EXERCISE DESCRIPTION: Skipping all pictures, set down the lines of the listing from the first through the one with "0.0411, 0.0457, 0.0504];".

RECORDS SUPPLIED:
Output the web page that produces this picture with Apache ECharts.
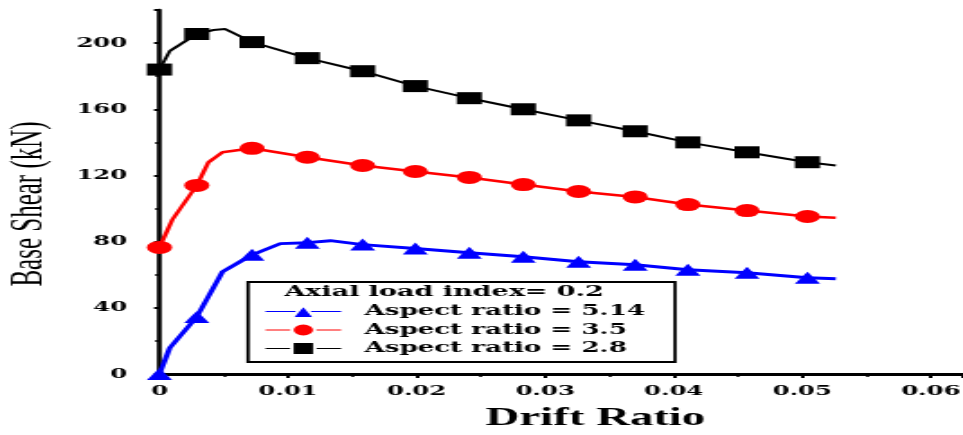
<!DOCTYPE html>
<html>
<head>
<meta charset="utf-8">
<script src="https://cdn.jsdelivr.net/npm/echarts@6/dist/echarts.min.js"></script>
<style>
  html, body { margin: 0; padding: 0; overflow: hidden; background: #fff; }
  /* the source figure is stretched sideways, so draw narrow and widen it */
  #main { width: 535px; height: 435px; transform: scaleX(1.8); transform-origin: 0 0; }
</style>
</head>
<body>
<div id="main"></div>
<script>
// drift ratios where the markers sit (same for all three curves)
const markerDrift = [0, 0.0029, 0.0072, 0.0115, 0.0158, 0.0199, 0.0241, 0.0283, 0.0326, 0.0370, 0.0411, 0.0457, 0.0504];

// base shear (kN) at each marker
const shear514 = [0, 34.5, 72, 79.4, 78.2, 75.8, 73.3, 70.9, 67.9, 66, 63, 61.2, 58.2];
const shear35 = [76.5, 114, 136.4, 131, 126, 122.4, 118.8, 114.5, 110.3, 107, 102.4, 98.8, 95.2];
const shear28 = [184, 205.5, 200.6, 190.9, 183, 174, 166.7, 160, 153.3, 146.7, 140, 134, 128];

// curve points drawn without a marker: [drift, shear]
const extra514 = [[0.0008, 15.8], [0.0049, 61.8], [0.0094, 78.8], [0.0133, 80.6], [0.0526, 57.6]];
const extra35 = [[0.001, 93.3], [0.0038, 127.9], [0.0049, 134], [0.0526, 94.5]];
const extra28 = [[0.0008, 195.2], [0.0042, 207.9], [0.0051, 208.5], [0.0526, 126]];

const seriesNames = ['Aspect ratio = 5.14', 'Aspect ratio = 3.5', 'Aspect ratio = 2.8'];
const legendTitle = 'Axial load index= 0.2';

function buildCurve(shear, extra) {
  const pts = markerDrift.map((d, i) => ({ value: [d, shear[i]] }));
  extra.forEach(p => pts.push({ value: p, symbol: 'none' }));
  pts.sort((a, b) => a.value[0] - b.value[0]);
  return pts;
}

const chartDom = document.getElementById('main');
const myChart = echarts.init(chartDom);

const tickFont = {
  color: '#000',
  fontFamily: 'DejaVu Serif',
  fontWeight: 'bold',
  fontSize: 13.5
};

const option = {
  animation: false,
  backgroundColor: '#fff',
  grid: {
    left: 88.6,
    right: 0,
    top: 10,
    bottom: 61,
    outerBoundsMode: 'none'
  },
  xAxis: {
    type: 'value',
    min: 0,
    max: 0.0625,
    interval: 0.01,
    name: 'Drift Ratio',
    nameLocation: 'middle',
    nameGap: 31,
    nameTextStyle: {
      color: '#000',
      fontFamily: 'Liberation Serif',
      fontWeight: 'bold',
      fontSize: 26,
      padding: [0, 0, 0, 38]
    },
    axisLine: { lineStyle: { color: '#000', width: 3 } },
    axisTick: { length: 4, lineStyle: { color: '#000', width: 2 } },
    minorTick: { show: true, splitNumber: 2, length: 3, lineStyle: { color: '#000', width: 1.5 } },
    axisLabel: Object.assign({ margin: 10, showMaxLabel: false }, tickFont),
    splitLine: { show: false }
  },
  yAxis: {
    type: 'value',
    min: 0,
    max: 220,
    interval: 40,
    name: 'Base Shear (kN)',
    nameLocation: 'middle',
    nameGap: 60,
    nameTextStyle: {
      color: '#000',
      fontFamily: 'Liberation Serif',
      fontSize: 25,
      padding: [0, 24, 0, 0]
    },
    axisLine: { lineStyle: { color: '#000', width: 2.6 } },
    axisTick: { length: 3, lineStyle: { color: '#000', width: 2 } },
    minorTick: { show: true, splitNumber: 2, length: 2.5, lineStyle: { color: '#000', width: 1.5 } },
    axisLabel: Object.assign({ margin: 18, showMaxLabel: false }, tickFont),
    splitLine: { show: false }
  },
  legend: {
    orient: 'vertical',
    left: 147,
    top: 304,
    padding: 0,
    itemWidth: 42,
    itemHeight: 16,
    itemGap: 3.5,
    data: seriesNames,
    lineStyle: { width: 1 },
    itemStyle: { borderColor: '#fff', borderWidth: 2 },
    textStyle: {
      color: '#000',
      fontFamily: 'DejaVu Serif',
      fontWeight: 'bold',
      fontSize: 14.5,
      lineHeight: 14.5,
      padding: [0, 0, 0, 8]
    }
  },
  graphic: [
    {
      type: 'rect',
      z: 0,
      shape: { x: 137.8, y: 282, width: 237.2, height: 80 },
      style: { fill: '#fff', stroke: '#000', lineWidth: 1.8 }
    },
    {
      type: 'text',
      x: 246.7,
      y: 292,
      style: {
        text: legendTitle,
        align: 'center',
        verticalAlign: 'middle',
        fill: '#000',
        font: 'bold 15px "DejaVu Serif"'
      }
    }
  ],
  series: [
    {
      name: seriesNames[0],
      type: 'line',
      data: buildCurve(shear514, extra514),
      symbol: 'triangle',
      symbolSize: [14, 12],
      itemStyle: { color: '#0000ff' },
      lineStyle: { color: '#0000ff', width: 3 }
    },
    {
      name: seriesNames[1],
      type: 'line',
      data: buildCurve(shear35, extra35),
      symbol: 'circle',
      symbolSize: [14, 13],
      itemStyle: { color: '#ff0000' },
      lineStyle: { color: '#ff0000', width: 2.5 }
    },
    {
      name: seriesNames[2],
      type: 'line',
      data: buildCurve(shear28, extra28),
      symbol: 'rect',
      symbolSize: [14, 12],
      itemStyle: { color: '#000' },
      lineStyle: { color: '#000', width: 2 }
    }
  ]
};

myChart.setOption(option);
</script>
</body>
</html>
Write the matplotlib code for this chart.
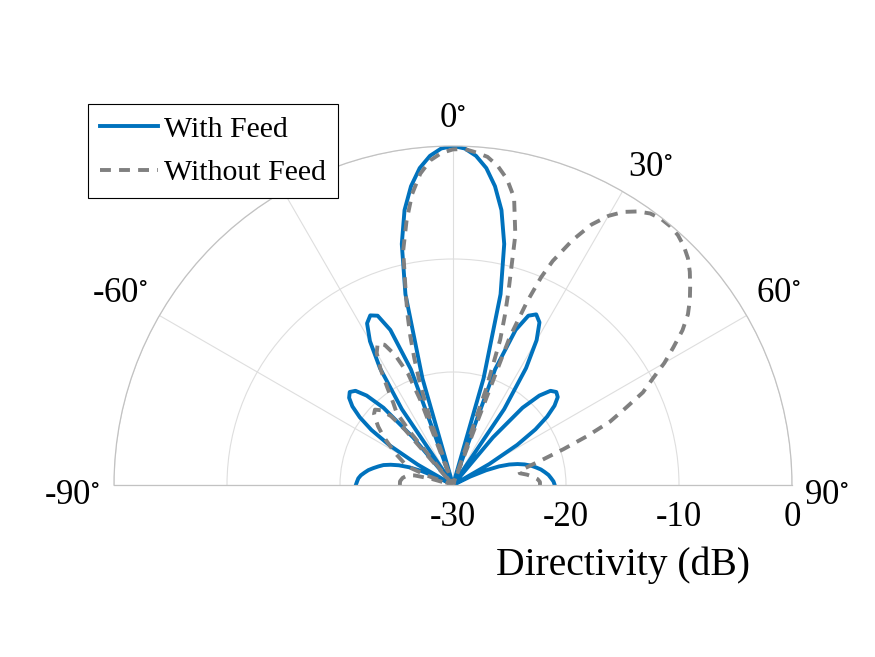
import numpy as np
import matplotlib
matplotlib.use("Agg")
import matplotlib.pyplot as plt
from matplotlib.transforms import offset_copy

# angles in degrees (0 = broadside, clockwise positive), directivity in dB
THETA_WITH = np.arange(-90, 91, 2)
DIR_WITH = [
    -21.4, -21.5, -21.6, -21.8, -22.1, -22.4, -22.8, -23.2, -23.6, -24.2,
    -24.9, -25.8, -27.0, -28.5, -30.0, -26.4, -23.4, -21.3, -19.8, -18.7,
    -18.0, -17.7, -18.0, -19.0, -20.8, -24.5, -30.0, -30.0, -21.9, -17.8,
    -15.3, -13.8, -13.3, -13.6, -15.2, -19.1, -30.0, -20.2, -12.6, -8.2,
    -5.3, -3.3, -1.8, -0.8, -0.2, 0.0, -0.2, -0.8, -1.8, -3.3,
    -5.3, -8.2, -12.6, -20.2, -30.0, -19.1, -15.2, -13.6, -13.2, -13.7,
    -15.2, -17.8, -21.9, -30.0, -30.0, -24.5, -20.8, -19.0, -18.0, -17.7,
    -17.9, -18.6, -19.7, -21.2, -23.3, -26.3, -30.0, -28.3, -26.8, -25.6,
    -24.7, -24.0, -23.4, -22.9, -22.5, -22.1, -21.8, -21.5, -21.3, -21.1, -21.0,
]

THETA_WITHOUT = [
    -90, -88, -86, -84, -82, -80, -78, -76, -74, -72,
    -70, -68, -66, -64, -62, -60, -58, -56, -54, -52,
    -50, -48, -46, -44, -42, -41, -40, -39, -38, -36,
    -34, -32, -30, -28, -26, -24, -22, -21, -20, -19,
    -18, -17, -16, -15, -14, -12, -10, -8, -6, -4,
    -2, 0, 2, 4, 6, 8, 10, 12, 14, 16,
    17, 18, 19, 20, 21, 22, 23, 24, 26, 28,
    30, 32, 34, 36, 38, 40, 42, 44, 46, 48,
    50, 52, 54, 56, 58, 60, 62, 64, 66, 68,
    70, 72, 74, 76, 78, 80, 82, 84, 86, 88, 90,
]
DIR_WITHOUT = [
    -25.3, -25.3, -25.3, -25.4, -25.5, -25.7, -25.9, -26.5, -28.0, -30.0,
    -27.5, -25.9, -25.3, -24.9, -24.4, -23.9, -23.4, -22.8, -22.2, -21.6,
    -21.1, -20.6, -20.4, -20.8, -21.8, -23.5, -30.0, -24.0, -21.9, -21.0,
    -19.6, -17.9, -16.5, -15.8, -16.2, -17.4, -19.4, -22.0, -30.0, -23.5,
    -20.5, -18.3, -16.3, -14.5, -12.8, -8.8, -6.3, -4.0, -2.3, -1.2,
    -0.6, -0.3, -0.25, -0.5, -0.8, -1.5, -2.5, -4.0, -7.2, -12.2,
    -14.3, -16.5, -21.0, -30.0, -16.0, -12.5, -10.0, -8.3, -5.9, -3.9,
    -2.5, -1.5, -0.8, -0.3, -0.1, -0.1, -0.25, -0.6, -1.1, -1.8,
    -2.6, -3.4, -4.3, -5.5, -7.0, -8.4, -10.0, -11.3, -13.3, -15.0,
    -17.4, -19.7, -21.6, -23.0, -24.0, -24.0, -23.4, -22.9, -22.5, -22.3, -22.3,
]

THETA_TICKS = [-90, -60, -30, 0, 30, 60, 90]
THETA_LABELS = [-90, -60, 0, 30, 60, 90]  # -30 sits under the legend
R_TICKS = [-30, -20, -10, 0]
SERIES_NAMES = ["With Feed", "Without Feed"]

plt.rcParams["font.family"] = ["Liberation Serif", "DejaVu Serif"]
plt.rcParams["mathtext.fontset"] = "stix"

fig = plt.figure(figsize=(8.75, 6.57), dpi=100)
# the half wedge only takes the middle half of the box height
ax = fig.add_axes([114 / 875, 2.5 / 657, 678 / 875, 678 / 657], projection="polar")
ax.set_aspect("auto")
ax.set_theta_zero_location("N")
ax.set_theta_direction(-1)
ax.set_thetamin(-90)
ax.set_thetamax(90)
ax.set_rlim(-30, 0)
ax.patch.set_visible(False)

ax.set_thetagrids(THETA_TICKS, labels=[""] * len(THETA_TICKS))
ax.set_rgrids(R_TICKS, labels=[""] * len(R_TICKS))
ax.tick_params(axis="both", length=0)
ax.grid(True, color="#dedede", lw=0.8)
for sp in ax.spines.values():
    sp.set_color("#c2c2c2")
    sp.set_linewidth(0.9)

ax.plot(np.deg2rad(THETA_WITH), DIR_WITH, color="#0072BD", lw=2.8, label=SERIES_NAMES[0])
ax.plot(np.deg2rad(THETA_WITHOUT), DIR_WITHOUT, color="#808080", lw=2.8,
        linestyle=(0, (2.8, 2.1)), label=SERIES_NAMES[1])

# theta labels just outside the rim, nudged (pixels) like matlab places them
nudge = {-90: (-5, -11), -60: (-7, 3), 0: (0, -10), 30: (9, -8), 60: (0, 3), 90: (-3, -11)}
for t in THETA_LABELS:
    dx, dy = nudge[t]
    tr = offset_copy(ax.transData, fig=fig, x=dx, y=dy, units="dots")
    ax.text(np.deg2rad(t), 3.3, f"{t}$^{{\\circ}}$", transform=tr, ha="center",
            va="center", fontsize=25, clip_on=False, zorder=1)

# radial labels under the base line
below = offset_copy(ax.transData, fig=fig, y=-33, units="dots")
for r in R_TICKS:
    ax.text(np.deg2rad(90), r, f"{r}", transform=below, ha="center", va="center",
            fontsize=25, clip_on=False)

xlab = offset_copy(ax.transData, fig=fig, y=-80, units="dots")
ax.text(np.deg2rad(90), -15, "Directivity (dB)", transform=xlab, ha="center",
        va="center", fontsize=28.5, clip_on=False)

leg = ax.legend(loc="upper left", bbox_to_anchor=(88 / 875, 1 - 104 / 657),
                bbox_transform=fig.transFigure, borderaxespad=0, fontsize=21.5,
                fancybox=False, framealpha=1, edgecolor="black",
                handlelength=1.95, handletextpad=0.2, borderpad=0.4, labelspacing=0.56)
leg.get_frame().set_linewidth(0.8)
leg.set_zorder(10)

fig.savefig("out.png", dpi=100)
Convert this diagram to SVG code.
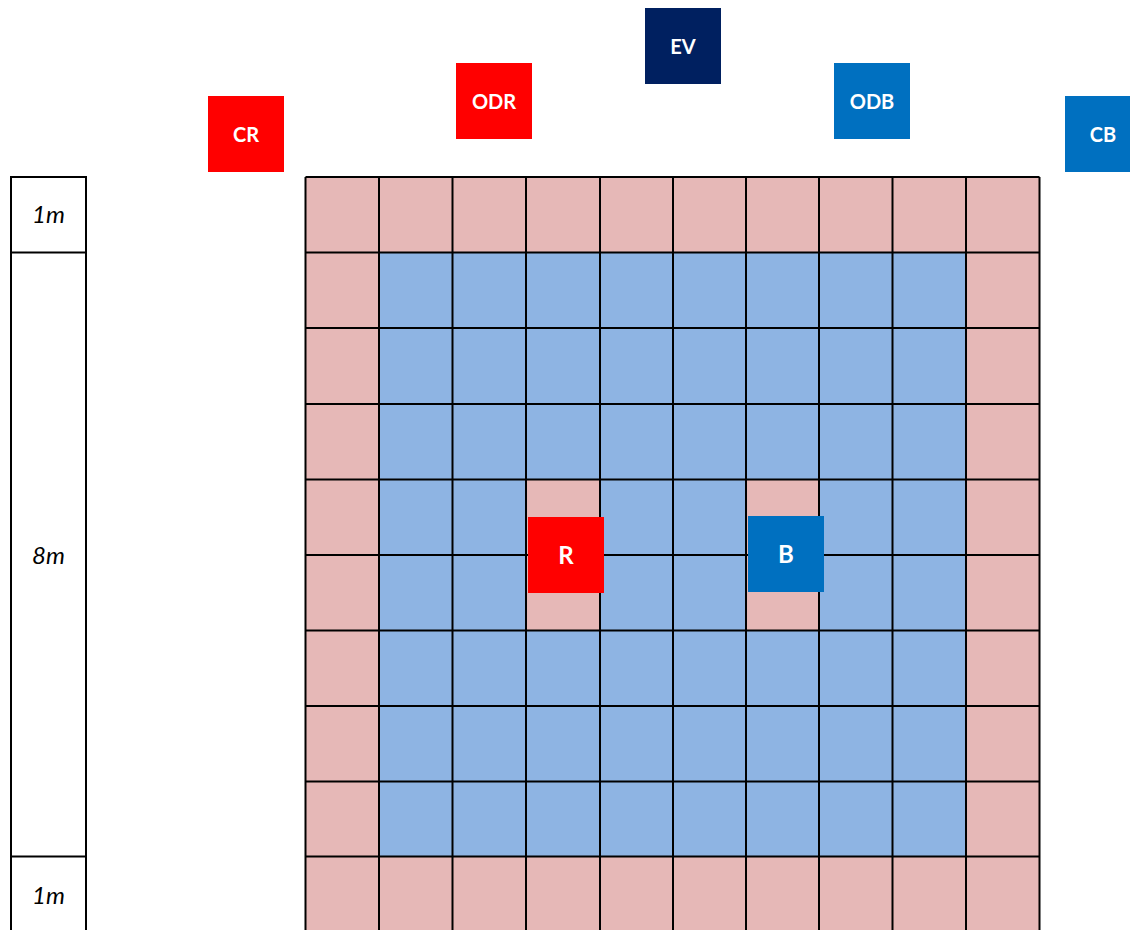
<svg xmlns="http://www.w3.org/2000/svg" width="1130" height="930" viewBox="0 0 1130 930">
<style>
.p{fill:#E6B8B7}
.b{fill:#8EB4E3}
.gl{stroke:#000;stroke-width:2;fill:none}
.lbl{font-family:Lato,"Open Sans",sans-serif;font-weight:bold;fill:#fff;text-anchor:middle}
.sc{font-family:Lato,"Liberation Sans",sans-serif;font-style:italic;font-size:24px;fill:#000;text-anchor:middle}
</style>
<rect width="1130" height="930" fill="#fff"/>
<g id="scale">
<rect x="11" y="177" width="75" height="755" fill="#fff" class="gl"/>
<line x1="11" y1="252.5" x2="86" y2="252.5" class="gl"/>
<line x1="11" y1="856.5" x2="86" y2="856.5" class="gl"/>
<text x="48.5" y="223" class="sc">1m</text>
<text x="48.5" y="564" class="sc">8m</text>
<text x="48.5" y="904" class="sc">1m</text>
</g>
<g id="grid">
<rect x="305.5" y="177" width="734" height="755" class="p"/>
<rect x="379" y="252.5" width="587" height="604" class="b"/>
<rect x="526" y="480" width="74" height="151" class="p"/>
<rect x="746" y="480" width="73" height="151" class="p"/>
<path class="gl" d="M305.5 177V932M379 177V932M452.5 177V932M526 177V932M600 177V932M673 177V932M746 177V932M819 177V932M892.5 177V932M966 177V932M1039.5 177V932
M305.5 177H1039.5M305.5 252.5H1039.5M305.5 328H1039.5M305.5 404H1039.5M305.5 479.5H1039.5M305.5 555H1039.5M305.5 630.5H1039.5M305.5 706H1039.5M305.5 781.5H1039.5M305.5 856.5H1039.5"/>
</g>
<g id="CR"><rect x="208" y="96" width="76" height="76" fill="#FF0000"/><text x="246" y="142" class="lbl" font-size="20">CR</text></g>
<g id="ODR"><rect x="456" y="63" width="76" height="76" fill="#FF0000"/><text x="494" y="109" class="lbl" font-size="20">ODR</text></g>
<g id="EV"><rect x="645" y="8" width="76" height="76" fill="#002060"/><text x="683" y="54" class="lbl" font-size="20">EV</text></g>
<g id="ODB"><rect x="834" y="63" width="76" height="76" fill="#0070C0"/><text x="872" y="109" class="lbl" font-size="20">ODB</text></g>
<g id="CB"><rect x="1065" y="96" width="76" height="76" fill="#0070C0"/><text x="1103" y="142" class="lbl" font-size="20">CB</text></g>
<g id="R"><rect x="528" y="517" width="76" height="76" fill="#FF0000"/><text x="566" y="564" class="lbl" font-size="24">R</text></g>
<g id="B"><rect x="748" y="516" width="76" height="76" fill="#0070C0"/><text x="786" y="563" class="lbl" font-size="24">B</text></g>
</svg>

THE REPLY:
Output the web page that produces this picture with Apache ECharts.
<!DOCTYPE html>
<html>
<head>
<meta charset="utf-8">
<script src="https://cdn.jsdelivr.net/npm/echarts@6/dist/echarts.min.js"></script>
<style>
  html, body { margin: 0; padding: 0; overflow: hidden; background: #fff; }
  /* the source figure is stretched sideways, so draw narrow and widen it */
  #main { width: 535px; height: 435px; transform: scaleX(1.8); transform-origin: 0 0; }
</style>
</head>
<body>
<div id="main"></div>
<script>
// drift ratios where the markers sit (same for all three curves)
const markerDrift = [0, 0.0029, 0.0072, 0.0115, 0.0158, 0.0199, 0.0241, 0.0283, 0.0326, 0.0370, 0.0411, 0.0457, 0.0504];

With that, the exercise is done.